Aja and co-writer Gregory Levasseur cough up a story in which Marie and Alex (Cécile De France and Maïwenn), two law students, drive to Alex's parents' country house. Marie is a tough-looking girl with a punky blond haircut, and she obviously has a crush on the ostensibly straight Alex.
During the car ride, she chastises her friend for ditching her recently to talk to a boy. And, later that evening, she demurs when Alex presses her about her own love life. That night, after Marie has a gotten an eyeful of Alex in the shower, there's a knock on the door, which Alex's father is foolish enough to answer. The poor guy is promptly stabbed and decapitated. Alex's mother is garroted as Marie watches, ''Blue Velvet"-style, though the slats of the bedroom closet. Alex's little brother, the kid in the unfortunate cowboy costume, is shot in the cornfield.
Alex herself is tied up, thrown in a van, and left in one piece, presumably for a pending sexual adventure, and because there's still 70 minutes of movie to go.
The culprit is an old beast in overalls and a cap, with a fondness for running his straight razor ominously along bloody skin. Effectively, he is the bogeyman in ''High Tension."
Anyone familiar with Gaspar Noé's ''I Stand Alone" might recognize the fellow's ruddy complexion, devilish grunt, and cauldron-sized belly -- they belong to Philippe Nahon. In Noé's psychological terror flick, another exercise in awfulness, he played a meat-monger with a ghastly interest in young ladies.
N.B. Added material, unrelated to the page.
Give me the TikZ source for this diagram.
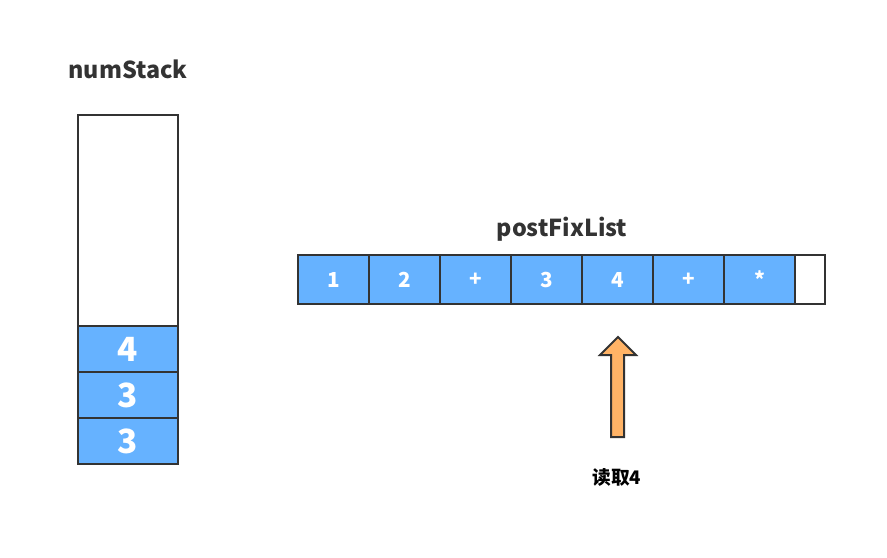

Here, he's a different (but not that different) sort of butcher.
''High Tension" is being released by Lion's Gate, which also put out last year's stomach-turning ''Saw." The studio has become quite the grind house -- a home for filmmakers who want not only to sicken, but also to provoke.
Hence the juxtaposition of the killer's arrival with a scene of Marie masturbating. Later, when he binds, gags, and absconds with Alex in his rusty van, Marie steels for her own brand of sadism. Indeed, she winds up trailing them in a GTO whose bumblebee paint job perfectly matches Uma Thurman's ''Kill Bill" racer's suit, right down to the black stripe.
From here the movie seems poised to evolve into a cathartic revenge plot. You don't care about the characters, per se. You just want justice, and once Marie gets her hand on a piece of wood wrapped in barbed wire, the movie is talking to the sick freak in some of us.
But ''High Tension" is a fraud. It doesn't make an iota of sense. (Neither does the decision to dub a third of the movie, and subtitle the rest.) By the end, Aja and Levasseur are making an equation between sexual attraction and homicidal mania that turns standard horror movie craziness upside down.
What happens in the final minutes is narratively dumb -- and psychosexually ridiculous.
That's a shame. Aja knows his way around a suspenseful sequence, which a lot of the directors toiling in this genre don't. But the horrible anticipation he builds is derailed by a gimmick that makes the twist in, say, ''Fight Club" seem perfectly logical. To say more would be to ruin the movie, and why should I do that when its own makers have done it for you?